SAGNIKMJR / move2hear-active-AV-separation

Code and datasets for 'Move2Hear: Active Audio-Visual Source Separation' (ICCV 2021)
MIT License
13 stars 0 forks source link

Evaluating the output of the Target Audio Separator Network #6

Closed sreeharshaparuchur1 closed 1 year ago

sreeharshaparuchur1 commented 1 year ago

Hi @SAGNIKMJR ,

As a part of my study, I was trying to qualitatively evaluate the output of the Target Audio Separator Network (TASN) by dumping the predicted monaural spectrogram obtained here for the nearTarget task.

I append each monaural spectrogram to a list, convert that list into a pandas dataframe and dump the dataframe as a pickle file.

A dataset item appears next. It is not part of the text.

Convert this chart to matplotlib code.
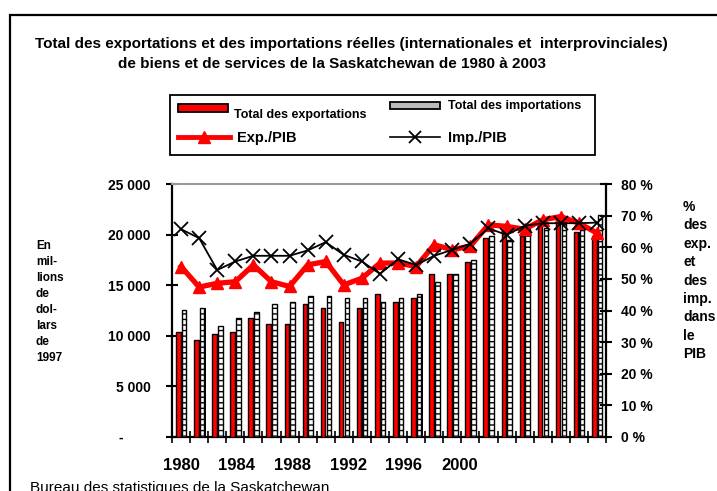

I used librosa to load the saved monaural and convert it to the .wav format with the following snippet of code:

for mono in range(df.shape[0]):
    datapoint = df.iloc[mono]["MFM_SPEC"] 
    ir = datapoint.reshape(1,-1)
#     waveshow(ir[0, :15000], sr=48000)
    IPython.display.Audio(ir, rate=48000)
    Path('/home/sherlock/move2hear-active-AV-separation/visualizations/near_target_pa4o_15_explore_audio_intensity/monoFromMemSpectrogram' + str(mono) + '.wav').touch()
    sf.write('/home/sherlock/move2hear-active-AV-separation/visualizations/near_target_pa4o_15_explore_audio_intensity/monoFromMemSpectrogram' + str(mono) + '.wav', ir.T, 48000)

In this google drive link I have uploaded the predicted monaural from memory for each timestamp in the time budget of the nearTarget task. I have also uploaded the ground truth sound (belonging to the music class) to be separated from the mixed binaural spectrogram. I am unable to discern an increase or decrease in sound quality between two consecutive time stamps (even though the metrics - STFT and SI-SDR change), let alone relate the separated sound with the ground truth sound.

Kindly let me know if I am making a mistake in my inference steps or what I can do to make sense of the dumped output.

SAGNIKMJR commented 1 year ago

Sorry for the late reply! There seems to be an issue with the way you are doing the inverse fourier transform. How do you get the audio phase for going from a magnitude spectrogram to a waveform here?

sreeharshaparuchur1 commented 1 year ago

That's alright. I simply used librosas istft function to go from the spectrogram to the time series which is what I rendered. I have tried using the default parameters for hop_length, win_length and n_fft as well as values inspired from the paper (as mentioned in section 7.11.2). However, none of these methods worked.

Kindly advise me as to what I can do to be able to carry out qualitative analysis of the recovered monaural.

SAGNIKMJR commented 1 year ago

I meant what phase do you use? The model doesn't predict phase, only magnitude spectrograms.

sreeharshaparuchur1 commented 1 year ago

Apart from the process followed above using the model output, I didn't make further changes to incorporate using the phase of the signal, although, I did run into relevant code for decomposing the audio signal in simulator_eval.py.

Does the model not predicting the phase spectrogram mean that the separated signal cannot be reconstructed to be interpretable? If so, how reliable/robust are the separate metrics (SISDR and STFT) in capturing the success of separation from the mixed audio signal if they only deal with the magnitude spectrogram and not the phase spectrogram?

SAGNIKMJR commented 1 year ago

The model doesn't predict phase, as it is uncorrelated with the magnitude and predicting it is often ill-posed. This is quite common in AV separation literature (see cited works, some of them use the mixed phase, some use GT phase, and some estimate the phase with the Griffin Lim method). Irrespective of your method, you need to use some phase to compute the iSTFT. I would suggest that you dump the waveforms by tweaking the compute_wave_quality method (https://github.com/SAGNIKMJR/move2hear-active-AV-separation/blob/67b20957fc43e4e7b9ace50d0eb33af3d0246e2a/audio_separation/rl/ppo/ppo_trainer.py#LL1400C41-L1400C41)

sreeharshaparuchur1 commented 1 year ago

Thanks for the suggestion and pointing me towards relevant literature. I'll modify the compute_wave_quality function accordingly.